SAN FRANCISCO: Amazon workers walked out of a main distribution center in Minnesota on Monday, protesting for improved working conditions during the e-commerce titan’s major “Prime” shopping event.
Amazon workers picketed outside the facility, briefly delaying a few trucks and waving signs with messages along the lines of “We’re human, not robots.”
“We know Prime Day is a big day for Amazon, so we hope this strike will help executives understand how serious we are about wanting real change that will uplift the workers in Amazon’s warehouses,” striker Safiyo Mohamed said in a release.
“We create a lot of wealth for Amazon, but they aren’t treating us with the respect and dignity that we deserve.”
Organizers did not disclose the number of strikers, who said employees picketed for about an hour in intense heat before cutting the protest short due to the onset of heavy rain.
The strike was part of an ongoing effort to pressure the company on issues including job safety, equal opportunity in the workplace, and concrete action on issues including climate change, according to community organization Awood Center.

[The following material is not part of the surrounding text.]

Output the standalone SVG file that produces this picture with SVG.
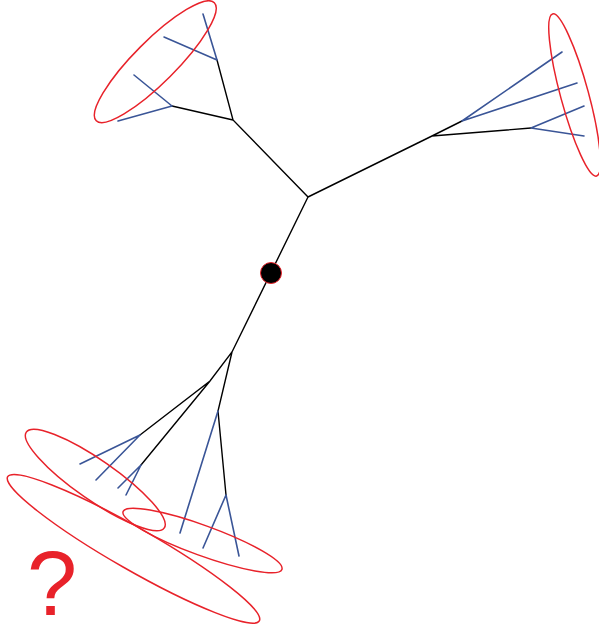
<svg xmlns="http://www.w3.org/2000/svg" width="599" height="628" viewBox="0 0 599 628">
<style>
.k{stroke:#000;stroke-width:1.4;fill:none;stroke-linecap:round}
.b{stroke:#3a5597;stroke-width:1.6;fill:none;stroke-linecap:round}
.e{stroke:#e8222a;stroke-width:1.5;fill:none}
.q{font-family:"Liberation Sans",Arial,sans-serif;font-size:90px;fill:#e8222a}
</style>
<rect width="599" height="628" fill="#fff"/>
<g id="connectors">
<path class="k" d="M308,197L233,120L217,60M233,120L172,106M308,197L432,136L462,121M432,136L531,128M308,197L232,352L210,381L140,435M210,381L141,465M232,352L218,411L226,495"/>
<path class="b" d="M217,60L203,14M217,60L164,37M172,106L134,75M172,106L118,121M462,121L562,52M462,121L577,83M531,128L584,106M531,128L584,136M140,435L80,464M140,435L96,480M141,465L118,488M141,465L126,495M218,411L180,533M226,495L203,548M226,495L239,556"/>
</g>
<g id="clade-top-left"><ellipse class="e" cx="155.3" cy="61.7" rx="83.5" ry="21" transform="rotate(-45 155.3 61.7)"/></g>
<g id="clade-right"><ellipse class="e" cx="574.6" cy="95" rx="84" ry="14" transform="rotate(74.8 574.6 95)"/></g>
<g id="clade-bottom-1"><ellipse class="e" cx="95.3" cy="480" rx="84" ry="20" transform="rotate(34.8 95.3 480)"/></g>
<g id="clade-bottom-2"><ellipse class="e" cx="133.5" cy="548.8" rx="145" ry="21" transform="rotate(29.8 133.5 548.8)"/></g>
<g id="clade-bottom-3"><ellipse class="e" cx="202.5" cy="540.5" rx="84.5" ry="15" transform="rotate(20 202.5 540.5)"/></g>
<g id="root"><circle cx="271" cy="273" r="10.5" fill="#000" stroke="#e8222a" stroke-width="1"/></g>
<g id="label"><text class="q" x="27" y="615">?</text></g>
</svg>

US Democratic presidential contenders Kamila Harris and Bernie Sanders were among those who expressed support for the strikers on Twitter.
“I stand in solidarity with the courageous Amazon workers engaging in a work stoppage against unconscionable working conditions in their warehouses,” Sanders said in a tweet.
“It is not too much to ask that a company owned by the wealthiest person in the world treat its workers with dignity and respect.”
Amazon employees also went on strike at seven locations in Germany, demanding better wages as the US online retail giant launched its two-day global shopping discount extravaganza called Prime Day.
Amazon had said in advance that the strike would not affect deliveries to customers.
Amazon has consistently defended work conditions, contending it is a leader when it comes to paying workers at least $15 hourly and providing benefits.
The company last week announced plans to offer job training to around one-third of its US workforce to help them gain skills to adapt to new technologies.
Amazon has been hustling to offer one-day deliver on a wider array of products as a perk for paying $119 annually to be a member of its “Prime” service, which includes streaming films and television shows.
The work action came on the opening day of a major “Prime” shopping event started in 2015.
Now in 17 countries, the event will span Monday and Tuesday, highlighted by a pre-recorded Taylor Swift video concert and promotions across a range of products and services from the e-commerce leader.
Prime Day sales for Amazon are expected to hit $5 billion this year, up from $3.2 billion in 2018, which at the time represented its biggest ever global shopping event, JP Morgan analyst Doug Anmuth says in a research note.